扩容的标识：h.oldbuckets ！= nil

// 扩容，hashGrow 函数值是申请了新的内存， 以及将oldbucket上的flags 标识赋值给 新的buckets
func hashGrow(t *maptype, h *hmap) {
    // If we've hit the load factor, get bigger.
    // Otherwise, there are too many overflow buckets,
    // so keep the same number of buckets and "grow" laterally.
    bigger := uint8(1)
    if !overLoadFactor(h.count+1, h.B) {
        bigger = 0
        h.flags |= sameSizeGrow
    }
    oldbuckets := h.buckets
    newbuckets, nextOverflow := makeBucketArray(t, h.B+bigger, nil)

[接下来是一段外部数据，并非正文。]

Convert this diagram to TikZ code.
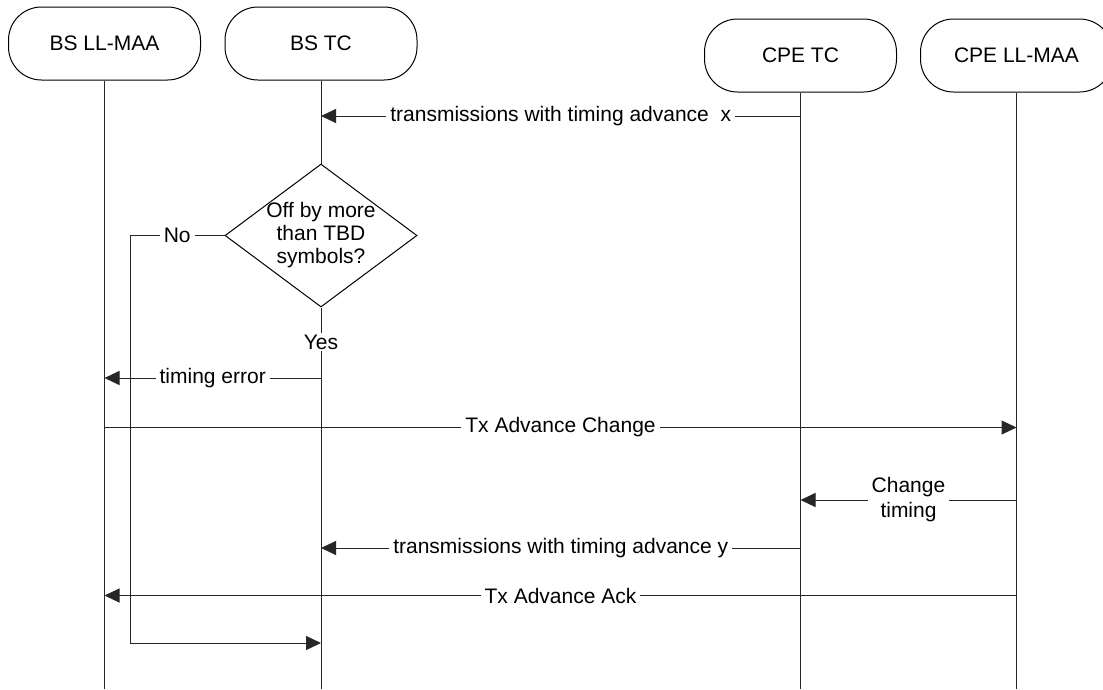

    flags := h.flags &^ (iterator | oldIterator)
    if h.flags&iterator != 0 {
        flags |= oldIterator
    }
    // commit the grow (atomic wrt gc)
    h.B += bigger
    h.flags = flags
    h.oldbuckets = oldbuckets
    h.buckets = newbuckets
    h.nevacuate = 0
    h.noverflow = 0

    if h.extra != nil && h.extra.overflow != nil {
        // Promote current overflow buckets to the old generation.
        if h.extra.oldoverflow != nil {
            throw("oldoverflow is not nil")
        }
        h.extra.oldoverflow = h.extra.overflow
        h.extra.overflow = nil
    }
    if nextOverflow != nil {
        if h.extra == nil {
            h.extra = new(mapextra)
        }
        h.extra.nextOverflow = nextOverflow
    }

    // the actual copying of the hash table data is done incrementally
    // by growWork() and evacuate().
}

// 实际扩容
func growWork(t *maptype, h *hmap, bucket uintptr) {
    // make sure we evacuate the oldbucket corresponding
    // to the bucket we're about to use
    // 搬迁元素， 将老bucket上的元素 搬迁到心bucket上
    evacuate(t, h, bucket&h.oldbucketmask())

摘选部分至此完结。